The movie “Mass” starts and ends with the Christian hymn “Blessed Be the Tie That Binds.” It’s a slow, reassuring tune famous for its use in all three acts of “Our Town,” the classic American play about parents and children, why we go on living and what we leave behind when we die.
“Mass,” which premiered Saturday in the Sundance Film Festival, tackles all of those timeless topics, too, and I’d reckon the “Our Town” shoutout is purposeful from writer-director Fran Kranz. But his drama is also haunted by a modern plague the people of Grover’s Corners could scarcely imagine: school shootings.
Kranz’s poignant debut feature, which mostly takes place in one tense room around a folding table, knocks the wind right out of you and then lingers in your mind for hours, if not days.
Several years after 10 local high school students were murdered in a massacre, the mother and father of one victim and the parents of the gunman, who killed himself, meet face-to-face for the first time in a church basement, seeking some kind of closure.
It’s a brave premise, handled sympathetically by Kranz, that allows for a quartet of visceral performances that doesn’t come along every year. Heck, every five years.

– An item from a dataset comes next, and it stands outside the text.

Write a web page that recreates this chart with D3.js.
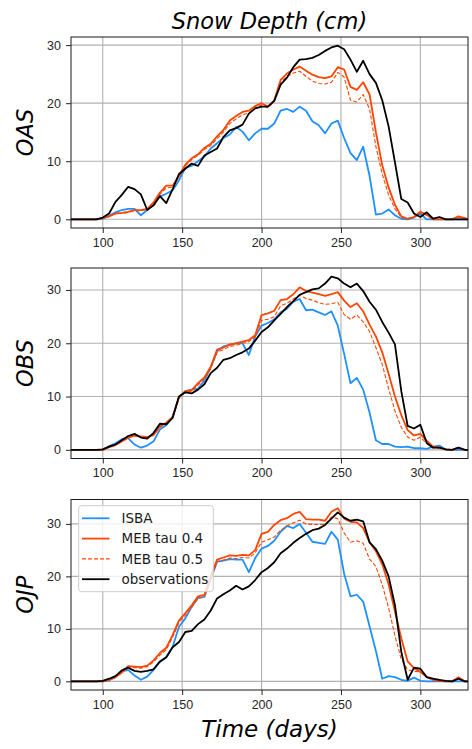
<!DOCTYPE html>
<html>
<head>
<meta charset="utf-8">
<script src="https://d3js.org/d3.v7.min.js"></script>
<style>
  html, body { margin: 0; padding: 0; background: #fff; }
  svg { display: block; font-family: "DejaVu Sans", sans-serif; }
  .tick text { font-size: 12.5px; fill: #262626; }
  .tick line { stroke: #262626; }
  .domain { display: none; }
</style>
</head>
<body>
<div id="chart"></div>
<script>
// day of year for every sample
var days = [80, 96, 100, 104, 108, 112, 116, 120, 124, 128, 132, 136, 140, 144, 148, 152, 156, 160,
  164, 168, 172, 176, 180, 184, 188, 192, 196, 200, 204, 208, 212, 216, 220, 224, 228, 232, 236,
  240, 244, 248, 252, 256, 260, 264, 268, 272, 276, 280, 284, 288, 292, 296, 300, 304, 308, 312,
  316, 320, 324, 328, 330];

// OAS
var oasIsba = [0,0,0.1,0.6,1.2,1.6,1.8,1.8,0.7,1.6, 2.8,3.9,4.4,5,6.7,8.9,9.2,10,10.8,12.2,
  13.1,14,14.6,15.9,15.1,13.6,14.8,15.6,15.6,16.5, 18.7,19,18.5,19.4,18.7,16.9,16.2,14.8,16.5,17,
  14,11.4,10.2,12.5,7.5,0.8,1,1.7,0.7,0.1, 0,0.3,1,0,0,0,0,0,0,0,0];
var oasMeb04 = [0,0,0.2,0.5,1,1.1,1.3,1.6,1.6,1.8, 2.9,4.6,5.8,5.8,7.5,9.4,10.5,11.2,12.3,13,
  14.3,15.4,17,17.8,18.5,18.7,19.5,20,19.4,20.5, 24,25.1,25.8,26.3,25.6,24.9,24.5,24.3,24.6,26.2,
  25.8,22.8,22.3,23.6,21.5,15,9.3,5.5,2.5,0.5, 0.1,0.4,1.3,0.8,0,0,0,0,0.5,0.2,0];
var oasMeb05 = [0,0,0.2,0.5,1,1,1.2,1.5,1.5,1.7, 2.7,4.3,5.4,5.5,7.3,9.2,10.3,11,12,12.7,
  13.9,15,16.5,17.3,18,18.3,19.2,19.7,19.2,20.3, 23.6,24.6,25.2,25.5,24.6,23.8,23.4,23.3,23.6,25.3,
  24.5,20.5,20.2,21.5,19,12.5,7.8,4.2,1.8,0.3, 0.1,0.4,1.2,0.7,0,0,0,0,0.4,0.2,0];
var oasObserved = [0,0,0.3,1,3,4.2,5.6,5.2,4.3,1.6, 2.4,4,2.8,5.2,7.8,8.7,9.6,9.2,11,11.6,
  12.2,14.2,15.3,15.7,16.3,18.2,19.1,19.4,19.4,20.4, 23.2,24.4,26.2,27.5,27.6,27.8,28.3,29,29.6,29.9,
  29.3,27.5,25.4,27.3,25,23.5,20.5,16,9.8,3.5, 2.9,1,0.4,1.2,0.1,0.4,0,0,0,0,0];

// OBS
var obsIsba = [0,0,0,0.7,1.2,2,2.2,1,0.4,0.8, 1.6,3.8,4.6,6.2,9.9,11,11.3,11.5,13,15.5,
  18.5,19.4,19.7,20,20,17.8,21.3,23.3,23.8,24.5, 25.8,26.5,27.8,28.3,26.2,26.3,25.8,25.3,26,23.3,
  18,12.5,13.5,11.3,7,1.8,1.1,1.1,0.6,0.5, 0.6,0.3,0.3,0.2,0.6,0.8,0,0,0,0,0];
var obsMeb04 = [0,0,0,0.5,0.9,1.6,2.3,2.7,2.5,2.4, 2.8,4.4,5.1,6.2,9.9,11,11.2,12.5,13.6,15.6,
  18.8,19.2,19.8,20,20.3,20.6,21.5,25.3,25.6,26.1, 28.1,28.3,29.2,30.5,29.8,29.5,29.2,28.9,29.2,29.6,
  28,26.8,27.5,26,23.5,21.3,18.3,14.3,10,6.5, 3.7,2.7,3,1.7,0.6,0.4,0.1,0,0.4,0,0];
var obsMeb05 = [0,0,0,0.5,0.9,1.5,2.2,2.6,2.4,2.3, 2.7,4.2,4.9,6,9.7,10.8,11,12.2,13.3,15.2,
  18.3,18.8,19.4,19.6,20,20.3,21.2,24.3,24.5,25, 27,27.5,28.3,29,28.4,28.1,27.6,27.3,27.4,27.7,
  25.4,24.5,25.3,24,22.2,19.2,16,11.5,7.3,4.2, 2.4,1.8,2.4,1.2,0.4,0.3,0.1,0,0.3,0,0];
var obsObserved = [0,0,0.1,0.6,1,1.8,2.6,3,2.3,2.1, 3.2,4.9,4.8,6,10,10.8,10.6,11.3,12.3,14.4,
  15.4,16.9,17.2,17.8,18.3,19,20.5,22.1,23,24.3, 25.5,26.8,27.9,29.1,29.6,30.1,30.3,31.2,32.5,32.2,
  31.2,30.5,31.2,29.8,27.8,26.3,24,22,19.8,11, 4.5,4,4.7,1.3,0.4,0.4,0.1,0,0.4,0,0];

// OJP
var ojpIsba = [0,0,0,0.2,0.8,1.9,2.2,1.1,0.3,0.9, 2.2,3.7,4.6,6.6,10.4,12,14.2,15.9,16.1,19.5,
  22.8,23,23.3,23.2,23.2,20.8,23.5,25.3,25.8,26.8, 28.5,29.6,29.2,30,28.3,26.6,26.4,26.2,28.5,27,
  20.5,16.2,16.5,15.2,10.5,5.8,0.5,1,0.8,0.3, 0.1,0.7,0.1,0,0,0,0,0,0,0,0];
var ojpMeb04 = [0,0,0,0.3,0.8,1.7,2.9,2.8,2.7,3, 4,5.4,6.4,8.8,11.6,13,14.5,16.2,16.5,20,
  23.2,23.6,24,23.9,24.1,24,25,28.1,28.5,29.8, 30.7,31.1,31.9,32.3,30.9,30.8,30.8,30.6,32.3,33,
  31,30.4,30.3,29.2,26.5,24.8,22.3,18.5,13.3,8.2, 3.8,2.5,1.8,0.8,0.3,0.1,0,0,0.8,0,0];
var ojpMeb05 = [0,0,0,0.3,0.8,1.6,2.7,2.6,2.5,2.8, 3.7,5,6,8.4,11.2,12.6,14.1,15.8,16.1,19.6,
  22.8,23.1,23.5,23.4,23.6,23.5,24.5,26.5,27,27.5, 28.8,29.6,30.2,30.7,30,29.9,29.9,29.9,31.3,31,
  28.3,26.5,26.8,26.3,23.3,21.9,18.4,14,8.7,4.2, 2.2,1.9,1.8,0.8,0.3,0,0,0,0.6,0,0];
var ojpObserved = [0,0,0.1,0.5,1,2.1,2.6,2,1.8,2, 2.3,3.8,4.6,6.5,7.5,9.4,9.6,10.9,11.8,13.5,
  15.8,16.6,17.3,18.2,17.5,18.1,19.3,20.8,21.6,22.7, 24.4,25.3,26.4,27.3,28.1,28.8,29.1,29.8,31,32.2,
  31.2,30.6,30.8,30.5,26.5,25.2,23,20,14.5,5.6, 0.3,2.6,2.4,0.8,0.5,0.3,0.1,0,0.5,0,0];

var sites = ["OAS", "OBS", "OJP"];
var seriesNames = ["ISBA", "MEB tau 0.4", "MEB tau 0.5", "observations"];
var xTicks = [100, 150, 200, 250, 300];
var yTicks = [0, 10, 20, 30];

var depth = {
  OAS: [oasIsba, oasMeb04, oasMeb05, oasObserved],
  OBS: [obsIsba, obsMeb04, obsMeb05, obsObserved],
  OJP: [ojpIsba, ojpMeb04, ojpMeb05, ojpObserved]
};

var colors = ["#1e90ff", "#ff4500", "#ff4500", "#000000"];
var widths = [1.8, 1.8, 1.1, 1.8];
var dashes = [null, null, "4,2", null];

var W = 472, H = 749;
var left = 71, right = 468;
var tops = [37, 268, 499.5], bottoms = [228, 458.5, 690];

var svg = d3.select("#chart").append("svg")
    .attr("width", W)
    .attr("height", H);

var x = d3.scaleLinear().domain([80, 330]).range([left, right]);

sites.forEach(function(site, p) {
    var series = depth[site];
    var hi = d3.max(series, function(s) { return d3.max(s); });
    var lo = d3.min(series, function(s) { return d3.min(s); });
    var pad = (hi - lo) * 0.05;
    var y = d3.scaleLinear().domain([lo - pad, hi + pad]).range([bottoms[p], tops[p]]);

    var g = svg.append("g");

    g.append("clipPath").attr("id", "clip" + p)
      .append("rect")
        .attr("x", left).attr("y", tops[p])
        .attr("width", right - left).attr("height", bottoms[p] - tops[p]);

    // grid
    g.selectAll(".vgrid").data(xTicks).enter().append("line")
        .attr("x1", x).attr("x2", x)
        .attr("y1", tops[p]).attr("y2", bottoms[p])
        .attr("stroke", "#b0b0b0").attr("stroke-width", 1.1);
    g.selectAll(".hgrid").data(yTicks).enter().append("line")
        .attr("x1", left).attr("x2", right)
        .attr("y1", y).attr("y2", y)
        .attr("stroke", "#b0b0b0").attr("stroke-width", 1.1);

    var line = d3.line()
        .x(function(d, i) { return x(days[i]); })
        .y(function(d) { return y(d); });

    var lines = g.append("g").attr("clip-path", "url(#clip" + p + ")");
    series.forEach(function(s, k) {
        lines.append("path")
            .attr("d", line(s))
            .attr("fill", "none")
            .attr("stroke", colors[k])
            .attr("stroke-width", widths[k])
            .attr("stroke-dasharray", dashes[k])
            .attr("stroke-linejoin", "round");
    });

    g.append("g")
        .attr("transform", "translate(0," + bottoms[p] + ")")
        .call(d3.axisBottom(x).tickValues(xTicks).tickSize(5).tickPadding(5));
    g.append("g")
        .attr("transform", "translate(" + left + ",0)")
        .call(d3.axisLeft(y).tickValues(yTicks).tickSize(5).tickPadding(5));

    g.append("rect")
        .attr("x", left).attr("y", tops[p])
        .attr("width", right - left).attr("height", bottoms[p] - tops[p])
        .attr("fill", "none").attr("stroke", "#1a1a1a").attr("stroke-width", 1);

    var cy = (tops[p] + bottoms[p]) / 2;
    g.append("text")
        .attr("transform", "translate(33," + cy + ") rotate(-90)")
        .attr("text-anchor", "middle")
        .style("font-size", "22.5px")
        .style("font-style", "italic")
        .text(site);
});

svg.append("text")
    .attr("x", (left + right) / 2).attr("y", 28.5)
    .attr("text-anchor", "middle")
    .style("font-size", "22.5px")
    .style("font-style", "italic")
    .text("Snow Depth (cm)");

svg.append("text")
    .attr("x", (left + right) / 2).attr("y", 737)
    .attr("text-anchor", "middle")
    .style("font-size", "23px")
    .style("font-style", "italic")
    .text("Time (days)");

// legend in the bottom panel
var legend = svg.append("g");
legend.append("rect")
    .attr("x", 78.7).attr("y", 505.7)
    .attr("width", 134.6).attr("height", 86)
    .attr("rx", 3)
    .attr("fill", "#fff").attr("fill-opacity", 0.8)
    .attr("stroke", "#cccccc").attr("stroke-width", 1);

var rowY = d3.scaleLinear().domain([0, 3]).range([518.3, 579.2]);
seriesNames.forEach(function(name, k) {
    legend.append("line")
        .attr("x1", 82).attr("x2", 109.5)
        .attr("y1", rowY(k)).attr("y2", rowY(k))
        .attr("stroke", colors[k])
        .attr("stroke-width", widths[k])
        .attr("stroke-dasharray", dashes[k]);
    legend.append("text")
        .attr("x", 121.5).attr("y", rowY(k) + 4.8)
        .style("font-size", "13.5px")
        .style("fill", "#1a1a1a")
        .text(name);
});
</script>
</body>
</html>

The parents of Evan, the victim, are Gail (Martha Plimpton) and Jay (Jason Isaacs). Gail can barely will herself to walk into the building at first, and she is determined to find out how the monster who killed her son was created. Were there early warning signs? Could it have been stopped?
Hayden’s mom Linda (Ann Dowd) and dad Richard (Reed Birney) not only lost their child on that awful day, but have been blamed over the years by many of the families of the students he killed. A lawsuit was filed against them. Could they have done more? Were they good parents? And the most heart-wrenching: Are they allowed to fondly remember their boy?

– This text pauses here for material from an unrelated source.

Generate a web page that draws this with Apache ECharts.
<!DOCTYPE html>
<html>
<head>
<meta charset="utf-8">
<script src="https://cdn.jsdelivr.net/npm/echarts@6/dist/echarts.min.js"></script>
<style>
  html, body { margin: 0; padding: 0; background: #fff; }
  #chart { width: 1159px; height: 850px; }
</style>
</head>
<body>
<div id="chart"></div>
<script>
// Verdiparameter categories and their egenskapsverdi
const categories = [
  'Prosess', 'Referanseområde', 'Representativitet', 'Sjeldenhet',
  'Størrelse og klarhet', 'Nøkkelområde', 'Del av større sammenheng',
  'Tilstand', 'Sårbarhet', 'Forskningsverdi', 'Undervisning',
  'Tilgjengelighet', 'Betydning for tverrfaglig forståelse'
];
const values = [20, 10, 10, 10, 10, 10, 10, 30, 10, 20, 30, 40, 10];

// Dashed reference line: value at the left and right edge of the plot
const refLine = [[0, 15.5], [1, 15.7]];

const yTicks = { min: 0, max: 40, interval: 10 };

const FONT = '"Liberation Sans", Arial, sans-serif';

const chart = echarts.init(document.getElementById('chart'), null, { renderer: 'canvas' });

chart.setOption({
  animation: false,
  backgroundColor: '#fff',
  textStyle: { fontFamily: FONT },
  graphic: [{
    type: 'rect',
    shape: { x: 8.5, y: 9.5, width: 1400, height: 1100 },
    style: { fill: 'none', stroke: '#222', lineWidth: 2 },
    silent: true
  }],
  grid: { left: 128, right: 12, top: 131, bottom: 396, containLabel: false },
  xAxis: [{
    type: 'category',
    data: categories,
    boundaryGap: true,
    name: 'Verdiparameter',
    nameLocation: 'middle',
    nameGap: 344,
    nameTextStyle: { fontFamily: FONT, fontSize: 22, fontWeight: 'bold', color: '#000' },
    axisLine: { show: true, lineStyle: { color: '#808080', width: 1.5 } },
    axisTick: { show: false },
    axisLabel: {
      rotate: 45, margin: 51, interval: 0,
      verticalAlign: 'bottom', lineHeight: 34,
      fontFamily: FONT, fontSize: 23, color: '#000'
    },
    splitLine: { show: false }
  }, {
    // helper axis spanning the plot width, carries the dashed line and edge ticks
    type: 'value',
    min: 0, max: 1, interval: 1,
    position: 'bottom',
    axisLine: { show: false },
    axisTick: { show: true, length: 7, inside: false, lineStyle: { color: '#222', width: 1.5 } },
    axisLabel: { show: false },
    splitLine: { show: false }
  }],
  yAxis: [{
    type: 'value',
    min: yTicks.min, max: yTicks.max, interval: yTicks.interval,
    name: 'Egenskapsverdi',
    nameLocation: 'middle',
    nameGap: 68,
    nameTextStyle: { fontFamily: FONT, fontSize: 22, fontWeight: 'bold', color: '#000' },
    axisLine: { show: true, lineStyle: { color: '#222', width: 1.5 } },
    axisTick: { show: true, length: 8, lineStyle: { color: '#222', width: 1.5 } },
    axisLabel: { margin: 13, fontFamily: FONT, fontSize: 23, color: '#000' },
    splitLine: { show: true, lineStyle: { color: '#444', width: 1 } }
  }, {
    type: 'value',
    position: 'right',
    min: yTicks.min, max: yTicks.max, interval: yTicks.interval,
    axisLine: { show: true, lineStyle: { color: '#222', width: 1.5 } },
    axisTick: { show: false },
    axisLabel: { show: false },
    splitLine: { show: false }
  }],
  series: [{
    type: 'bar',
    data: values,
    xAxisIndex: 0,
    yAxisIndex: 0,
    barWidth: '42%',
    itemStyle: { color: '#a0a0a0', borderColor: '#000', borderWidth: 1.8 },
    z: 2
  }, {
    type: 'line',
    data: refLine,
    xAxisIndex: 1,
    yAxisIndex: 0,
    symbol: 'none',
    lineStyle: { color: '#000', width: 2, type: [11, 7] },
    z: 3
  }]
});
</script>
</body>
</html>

You see, Kranz has not attempted to coldly psychoanalyze a killer — Hollywood’s favorite thing to do — but instead suggests what the healing process might look like after living through a nightmare.
The first remark to really shake us up comes as the couples are sharing old photos, which their therapists have suggested. Gail hands one to Linda and says, “That’s the last Christmas.” Silence.
Later on, while talking about the unfathomable challenge of being the parents of a loathed murderer, Linda painfully confides, “The world mourned 10. We mourned 11.”
There are many such striking moments. Plimpton and Dowd’s relationship unpredictably switches over and over again, from professional to combative to conciliatory and back. Dowd, with a monk-like calmness suggesting years of self-reflection, is the adult in the room — until an unforgettable moment late in the film when everything changes. Plimpton begins as a fortress who’s unwilling to hear anything she doesn’t like, and gradually comes to realize she’s sitting across from two other humans who also lost a kid.
Neither actress is playing a British queen, or is smothered by prosthetics in a weighty epic — and I know it’s only January — but these women have given two of the best performances you’ll see all year.
Isaacs and Birney (who film audiences won’t recognize, but is a brilliant stage actor who wowed Broadway with “The Humans”) have more restrained roles. Their characters clearly feel they need to stay strong for their wives, not to mention their own masculine pride, so their occasional cracks are affecting.
Viewers, I’m sure, will be hesitant to watch “Mass” when it’s widely released. It confronts one of the ugliest stains on American life that frightens us on the news all too regularly and that we pray never happens again. But, more importantly, the film beautifully expresses humanity’s best aspects — our capacity to forgive and connect with the most unlikely of people.
As Emily says in “Our Town,” “Let’s look at one another.”